Mobile Female Servants from India
Travelling ayahs occupied a unique role within the British Empire. The most frequent way in which women were attracted to the profession was when European families in India who employed local ayahs were posted back to Britain or elsewhere in the Empire and persuaded their ayahs to accompany them. Some of these women found the profession congenial and took employment on other voyages, many remaining constantly mobile for years. For instance, an ayah employed by a local planter in India moved to Malaya with the family, and when the planter’s family subsequently visited England, the ayah went with them. Eventually, following the dissolution of the service contract with that family, she continued to work as a travelling ayah for other families (AN, 1913; IOR, 1928).
The experiences and expected roles of travelling ayahs were markedly different from the lives of ayahs in India. Travelling ayahs worked in the transient spaces of ocean passages and destinations. Whilst ayahs in colonial households in India had clearly defined responsibilities, primarily childcare, travelling ayahs were often expected to juggle multiple roles as nanny, cook, laundry-maid and caregiver to the entire family. These increased responsibilities were not necessarily rewarded with increased pay and were accompanied by the insecurity of ending their contract far from home. Once landed at the intended destination, especially in Britain, most ayahs travelled back to India with new employers and their families, on contracts which were arranged either by their previous employers or by various brokerages, principally the Ayahs’ Homes which provided accommodation for transient ayahs in return for payment. Travelling ayahs were, thus, accustomed to constantly being on the move and for many who had made the journey regularly, in some cases as many as 40–50 times, their destinations, primarily in Britain, became familiar spaces where they established networks and acquaintances (Homeward Mail, 1880, 1888; Marshall, 1922). 2 When travelling to other parts of Europe, this familiarity was absent, but ayahs always found ways to negotiate repatriation to India, or another onward passage.
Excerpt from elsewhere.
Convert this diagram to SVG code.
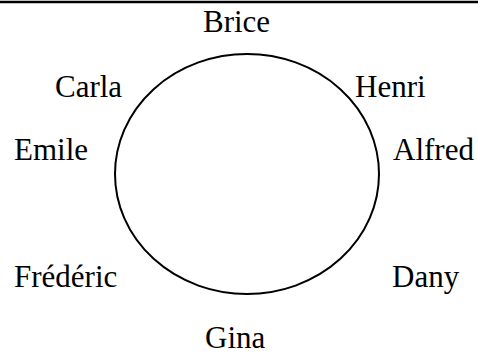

Using several case studies, this paper investigates the ways that ayahs actively negotiated situations of extreme precarity and instability, sometimes aggravated by the reluctance or inability of authorities to fulfil their responsibilities. In all cases, repatriation to India was eventually achieved.
Negotiation Waiting and Repatriation: Fleeting Agency Amongst Travelling Ayahs
When travelling ayahs embarked on their journeys, they understood that they would have to straddle two places and two worlds. However, issues including administrative negligence, irresponsible employers and sometimes contingent world events, such as the outbreak of the two world wars, could maroon them in just one. They were often stranded.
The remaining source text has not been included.